> **Problem statement**
Spot every line with the word "drawn" and return it.

═══ Given material

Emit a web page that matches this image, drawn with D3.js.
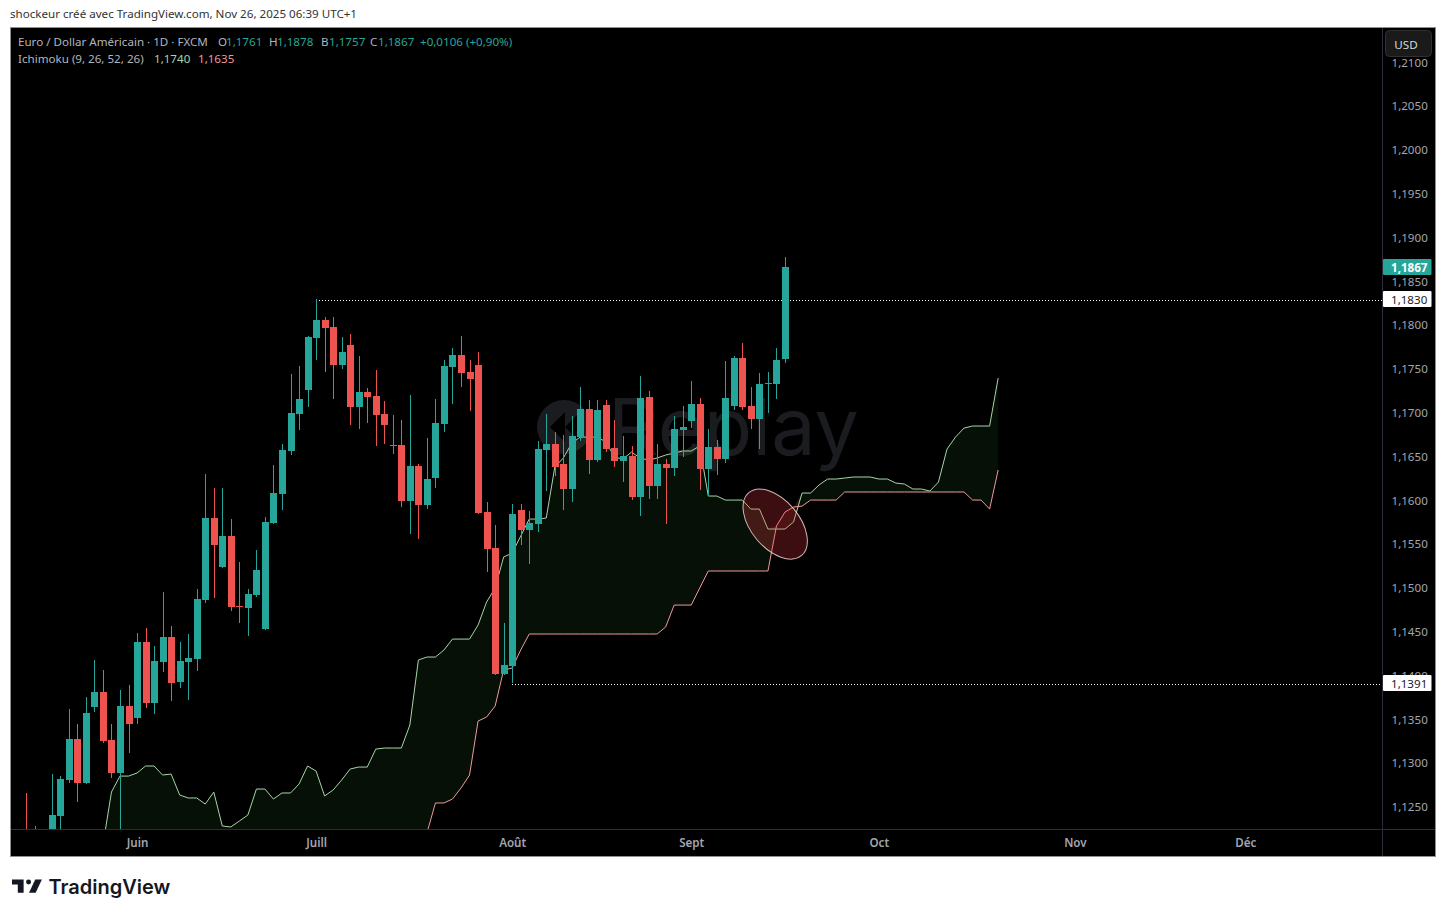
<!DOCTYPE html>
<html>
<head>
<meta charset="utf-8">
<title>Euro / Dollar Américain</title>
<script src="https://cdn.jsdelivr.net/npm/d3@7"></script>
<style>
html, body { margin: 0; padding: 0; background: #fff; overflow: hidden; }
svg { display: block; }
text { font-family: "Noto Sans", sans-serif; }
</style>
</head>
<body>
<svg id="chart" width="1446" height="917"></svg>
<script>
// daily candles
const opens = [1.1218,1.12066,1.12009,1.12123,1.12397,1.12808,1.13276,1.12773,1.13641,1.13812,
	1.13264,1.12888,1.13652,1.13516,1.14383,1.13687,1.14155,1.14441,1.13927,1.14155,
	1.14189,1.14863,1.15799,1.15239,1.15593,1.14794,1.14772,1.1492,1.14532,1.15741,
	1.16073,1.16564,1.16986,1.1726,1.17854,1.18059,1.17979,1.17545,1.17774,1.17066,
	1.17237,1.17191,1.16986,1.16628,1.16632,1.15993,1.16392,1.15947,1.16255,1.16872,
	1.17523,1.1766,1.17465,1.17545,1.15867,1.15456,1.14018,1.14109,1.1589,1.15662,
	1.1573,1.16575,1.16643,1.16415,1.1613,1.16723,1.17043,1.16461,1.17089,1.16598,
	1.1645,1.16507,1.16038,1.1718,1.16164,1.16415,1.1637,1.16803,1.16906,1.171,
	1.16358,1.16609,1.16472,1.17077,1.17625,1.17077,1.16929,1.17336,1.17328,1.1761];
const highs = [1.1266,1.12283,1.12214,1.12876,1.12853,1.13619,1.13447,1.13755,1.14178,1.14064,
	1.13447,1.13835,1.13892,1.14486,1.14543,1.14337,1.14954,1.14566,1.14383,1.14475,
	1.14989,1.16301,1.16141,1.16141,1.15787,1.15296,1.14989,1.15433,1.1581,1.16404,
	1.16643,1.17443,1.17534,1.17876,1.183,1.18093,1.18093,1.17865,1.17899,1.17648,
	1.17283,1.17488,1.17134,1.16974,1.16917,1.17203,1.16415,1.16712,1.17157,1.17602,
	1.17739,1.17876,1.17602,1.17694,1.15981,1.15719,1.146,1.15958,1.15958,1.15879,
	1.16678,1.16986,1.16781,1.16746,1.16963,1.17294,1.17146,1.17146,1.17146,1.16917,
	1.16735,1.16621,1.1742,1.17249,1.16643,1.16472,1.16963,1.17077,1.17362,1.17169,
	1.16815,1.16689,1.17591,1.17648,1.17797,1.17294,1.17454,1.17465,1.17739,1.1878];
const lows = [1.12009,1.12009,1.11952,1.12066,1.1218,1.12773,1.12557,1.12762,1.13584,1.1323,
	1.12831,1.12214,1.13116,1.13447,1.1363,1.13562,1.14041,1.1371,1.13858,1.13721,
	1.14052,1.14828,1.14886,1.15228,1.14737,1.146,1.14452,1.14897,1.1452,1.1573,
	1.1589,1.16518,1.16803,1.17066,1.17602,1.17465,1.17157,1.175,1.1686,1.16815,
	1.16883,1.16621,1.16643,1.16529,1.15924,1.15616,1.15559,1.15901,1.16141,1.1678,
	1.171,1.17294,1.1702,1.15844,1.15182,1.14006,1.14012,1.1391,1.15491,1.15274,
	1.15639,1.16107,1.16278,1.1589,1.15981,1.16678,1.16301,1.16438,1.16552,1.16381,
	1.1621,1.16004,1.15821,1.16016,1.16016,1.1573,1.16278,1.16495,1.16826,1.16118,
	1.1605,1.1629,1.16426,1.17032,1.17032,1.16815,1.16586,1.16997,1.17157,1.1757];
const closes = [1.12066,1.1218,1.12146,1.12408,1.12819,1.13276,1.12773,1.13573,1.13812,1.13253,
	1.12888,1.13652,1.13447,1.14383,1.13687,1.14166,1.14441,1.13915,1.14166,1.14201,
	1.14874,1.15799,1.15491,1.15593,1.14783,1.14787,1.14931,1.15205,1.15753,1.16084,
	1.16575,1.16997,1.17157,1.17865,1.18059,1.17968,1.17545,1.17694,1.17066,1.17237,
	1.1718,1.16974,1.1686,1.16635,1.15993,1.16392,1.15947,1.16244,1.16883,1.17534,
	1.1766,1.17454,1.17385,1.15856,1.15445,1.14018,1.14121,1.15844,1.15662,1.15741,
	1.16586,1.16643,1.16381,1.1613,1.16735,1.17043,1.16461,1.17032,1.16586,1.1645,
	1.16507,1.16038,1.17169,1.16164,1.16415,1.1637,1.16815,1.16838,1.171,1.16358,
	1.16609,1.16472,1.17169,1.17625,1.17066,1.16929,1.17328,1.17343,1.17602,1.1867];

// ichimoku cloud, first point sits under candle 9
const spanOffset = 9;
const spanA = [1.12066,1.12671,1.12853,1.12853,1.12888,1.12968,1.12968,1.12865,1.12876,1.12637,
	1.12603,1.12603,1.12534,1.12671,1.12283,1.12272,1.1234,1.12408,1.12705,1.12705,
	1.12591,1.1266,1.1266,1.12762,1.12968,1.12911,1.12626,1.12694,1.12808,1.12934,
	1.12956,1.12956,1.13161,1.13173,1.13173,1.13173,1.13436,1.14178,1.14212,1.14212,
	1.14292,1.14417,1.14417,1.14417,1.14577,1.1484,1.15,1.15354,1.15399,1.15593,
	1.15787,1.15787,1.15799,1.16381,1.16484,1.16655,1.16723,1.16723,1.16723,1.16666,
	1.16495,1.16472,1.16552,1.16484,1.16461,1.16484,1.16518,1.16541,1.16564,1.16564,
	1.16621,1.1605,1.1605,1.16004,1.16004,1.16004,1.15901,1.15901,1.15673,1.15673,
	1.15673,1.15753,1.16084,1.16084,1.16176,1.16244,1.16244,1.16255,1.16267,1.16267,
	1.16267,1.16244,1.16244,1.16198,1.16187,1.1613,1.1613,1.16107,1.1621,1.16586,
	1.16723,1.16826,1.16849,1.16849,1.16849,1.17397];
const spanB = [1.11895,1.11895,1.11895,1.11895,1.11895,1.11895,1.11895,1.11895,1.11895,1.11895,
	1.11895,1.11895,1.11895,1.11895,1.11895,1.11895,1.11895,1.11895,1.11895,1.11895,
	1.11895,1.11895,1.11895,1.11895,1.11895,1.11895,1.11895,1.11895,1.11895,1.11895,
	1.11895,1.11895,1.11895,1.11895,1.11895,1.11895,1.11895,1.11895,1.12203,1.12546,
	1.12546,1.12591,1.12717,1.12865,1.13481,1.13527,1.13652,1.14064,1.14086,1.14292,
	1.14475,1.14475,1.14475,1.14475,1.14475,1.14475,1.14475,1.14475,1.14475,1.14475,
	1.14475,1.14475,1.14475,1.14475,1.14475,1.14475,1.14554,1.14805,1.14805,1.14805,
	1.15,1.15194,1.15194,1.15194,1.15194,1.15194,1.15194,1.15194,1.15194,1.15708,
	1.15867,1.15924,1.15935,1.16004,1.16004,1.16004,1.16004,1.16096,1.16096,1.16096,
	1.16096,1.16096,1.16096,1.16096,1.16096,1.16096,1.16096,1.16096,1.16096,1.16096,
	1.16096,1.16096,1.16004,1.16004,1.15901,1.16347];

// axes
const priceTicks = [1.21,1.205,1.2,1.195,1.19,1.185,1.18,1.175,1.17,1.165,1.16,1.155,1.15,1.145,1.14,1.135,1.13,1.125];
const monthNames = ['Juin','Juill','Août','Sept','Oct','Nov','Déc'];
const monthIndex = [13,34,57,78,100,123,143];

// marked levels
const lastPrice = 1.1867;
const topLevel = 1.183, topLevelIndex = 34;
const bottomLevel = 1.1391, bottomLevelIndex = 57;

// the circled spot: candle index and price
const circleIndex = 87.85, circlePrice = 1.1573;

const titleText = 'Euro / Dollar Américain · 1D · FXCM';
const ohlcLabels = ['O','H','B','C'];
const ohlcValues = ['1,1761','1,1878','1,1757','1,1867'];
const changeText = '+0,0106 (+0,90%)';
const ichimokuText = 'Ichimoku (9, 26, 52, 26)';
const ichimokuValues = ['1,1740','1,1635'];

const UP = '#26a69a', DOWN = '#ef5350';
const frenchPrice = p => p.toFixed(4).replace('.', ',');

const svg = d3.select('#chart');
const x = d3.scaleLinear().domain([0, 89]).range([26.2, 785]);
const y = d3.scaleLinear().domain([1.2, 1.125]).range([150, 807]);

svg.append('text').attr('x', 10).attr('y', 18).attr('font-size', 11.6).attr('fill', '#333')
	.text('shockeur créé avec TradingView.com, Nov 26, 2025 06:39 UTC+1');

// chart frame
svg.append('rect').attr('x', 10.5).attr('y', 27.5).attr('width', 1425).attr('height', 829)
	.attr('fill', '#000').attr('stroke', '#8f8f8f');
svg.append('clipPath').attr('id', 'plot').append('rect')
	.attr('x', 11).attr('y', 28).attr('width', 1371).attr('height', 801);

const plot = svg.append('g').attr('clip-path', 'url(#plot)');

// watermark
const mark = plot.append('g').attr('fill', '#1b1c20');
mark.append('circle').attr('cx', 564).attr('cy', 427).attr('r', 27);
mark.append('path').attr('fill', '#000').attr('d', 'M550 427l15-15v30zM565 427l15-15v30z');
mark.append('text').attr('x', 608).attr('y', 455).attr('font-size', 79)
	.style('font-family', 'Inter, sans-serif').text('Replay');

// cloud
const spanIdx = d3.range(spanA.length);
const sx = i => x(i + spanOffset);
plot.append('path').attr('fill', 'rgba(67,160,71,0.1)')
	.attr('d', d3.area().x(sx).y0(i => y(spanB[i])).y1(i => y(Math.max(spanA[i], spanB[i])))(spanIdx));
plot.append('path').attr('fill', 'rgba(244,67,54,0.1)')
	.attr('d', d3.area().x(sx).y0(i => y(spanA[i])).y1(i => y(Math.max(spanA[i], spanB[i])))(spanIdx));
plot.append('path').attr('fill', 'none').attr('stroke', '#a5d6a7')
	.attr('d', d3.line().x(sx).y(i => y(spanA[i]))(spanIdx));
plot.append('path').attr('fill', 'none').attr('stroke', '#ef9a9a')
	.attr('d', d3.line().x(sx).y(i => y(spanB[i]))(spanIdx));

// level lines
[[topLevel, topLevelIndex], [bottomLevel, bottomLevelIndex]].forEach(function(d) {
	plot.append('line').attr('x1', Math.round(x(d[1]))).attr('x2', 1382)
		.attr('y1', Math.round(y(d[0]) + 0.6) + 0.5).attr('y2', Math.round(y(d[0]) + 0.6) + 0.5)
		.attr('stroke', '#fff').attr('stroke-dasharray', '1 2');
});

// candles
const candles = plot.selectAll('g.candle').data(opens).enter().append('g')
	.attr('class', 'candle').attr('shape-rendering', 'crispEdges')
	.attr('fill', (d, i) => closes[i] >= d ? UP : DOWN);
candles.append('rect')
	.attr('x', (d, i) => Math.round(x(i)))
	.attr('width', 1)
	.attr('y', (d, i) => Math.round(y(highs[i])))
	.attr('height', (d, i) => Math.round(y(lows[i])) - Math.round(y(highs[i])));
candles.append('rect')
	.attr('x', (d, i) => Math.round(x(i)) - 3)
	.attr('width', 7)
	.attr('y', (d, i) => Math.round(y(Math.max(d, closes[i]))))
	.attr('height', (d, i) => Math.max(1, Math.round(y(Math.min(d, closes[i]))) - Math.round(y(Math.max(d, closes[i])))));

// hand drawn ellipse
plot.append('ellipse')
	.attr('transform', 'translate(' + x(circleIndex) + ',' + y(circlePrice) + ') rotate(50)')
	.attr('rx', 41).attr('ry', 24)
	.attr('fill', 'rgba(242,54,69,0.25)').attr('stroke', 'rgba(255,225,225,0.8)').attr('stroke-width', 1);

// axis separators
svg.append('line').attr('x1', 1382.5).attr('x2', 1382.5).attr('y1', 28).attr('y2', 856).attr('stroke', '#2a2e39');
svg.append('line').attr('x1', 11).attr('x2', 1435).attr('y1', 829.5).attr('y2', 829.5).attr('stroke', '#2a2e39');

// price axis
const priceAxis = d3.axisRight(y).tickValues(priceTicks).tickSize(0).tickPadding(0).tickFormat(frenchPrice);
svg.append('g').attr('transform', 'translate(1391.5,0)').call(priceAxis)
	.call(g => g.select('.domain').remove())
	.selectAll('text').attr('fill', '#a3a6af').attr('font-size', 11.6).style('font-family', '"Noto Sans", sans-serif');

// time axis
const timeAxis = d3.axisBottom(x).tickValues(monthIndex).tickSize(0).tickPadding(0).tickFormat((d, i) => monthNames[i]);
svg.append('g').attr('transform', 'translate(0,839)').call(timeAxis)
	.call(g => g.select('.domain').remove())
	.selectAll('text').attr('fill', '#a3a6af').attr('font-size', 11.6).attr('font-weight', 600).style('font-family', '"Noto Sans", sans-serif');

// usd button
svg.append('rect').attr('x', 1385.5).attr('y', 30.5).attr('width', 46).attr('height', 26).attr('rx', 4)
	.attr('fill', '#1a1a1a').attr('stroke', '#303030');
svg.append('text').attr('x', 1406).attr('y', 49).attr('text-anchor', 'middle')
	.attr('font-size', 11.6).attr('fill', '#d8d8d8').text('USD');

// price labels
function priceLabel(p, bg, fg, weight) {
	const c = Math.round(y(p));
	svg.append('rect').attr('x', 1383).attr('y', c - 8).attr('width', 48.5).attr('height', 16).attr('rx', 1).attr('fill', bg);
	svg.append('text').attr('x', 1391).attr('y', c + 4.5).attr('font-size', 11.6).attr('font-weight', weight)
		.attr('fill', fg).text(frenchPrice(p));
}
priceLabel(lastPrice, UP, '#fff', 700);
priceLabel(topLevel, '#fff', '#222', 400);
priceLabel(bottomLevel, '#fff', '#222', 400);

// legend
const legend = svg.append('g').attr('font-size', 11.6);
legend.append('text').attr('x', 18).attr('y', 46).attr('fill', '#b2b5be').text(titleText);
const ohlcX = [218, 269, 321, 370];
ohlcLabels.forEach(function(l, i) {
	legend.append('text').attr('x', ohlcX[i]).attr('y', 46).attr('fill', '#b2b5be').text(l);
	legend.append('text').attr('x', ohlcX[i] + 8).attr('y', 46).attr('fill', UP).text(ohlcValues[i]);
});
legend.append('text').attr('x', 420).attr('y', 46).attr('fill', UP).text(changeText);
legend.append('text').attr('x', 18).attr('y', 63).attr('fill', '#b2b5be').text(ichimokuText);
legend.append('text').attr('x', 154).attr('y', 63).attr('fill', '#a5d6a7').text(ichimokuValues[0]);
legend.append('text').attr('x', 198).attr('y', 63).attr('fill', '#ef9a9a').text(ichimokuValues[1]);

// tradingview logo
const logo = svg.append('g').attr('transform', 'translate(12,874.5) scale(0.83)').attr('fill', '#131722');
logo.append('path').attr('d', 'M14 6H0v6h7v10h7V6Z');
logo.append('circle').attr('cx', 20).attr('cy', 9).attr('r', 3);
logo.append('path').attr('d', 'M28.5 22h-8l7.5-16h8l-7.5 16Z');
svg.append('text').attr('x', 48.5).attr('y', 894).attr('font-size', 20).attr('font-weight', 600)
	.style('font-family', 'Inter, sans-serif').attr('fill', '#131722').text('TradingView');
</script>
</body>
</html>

══════

> **Solution**
Emit a web page that matches this image, drawn with D3.js.
// hand drawn ellipse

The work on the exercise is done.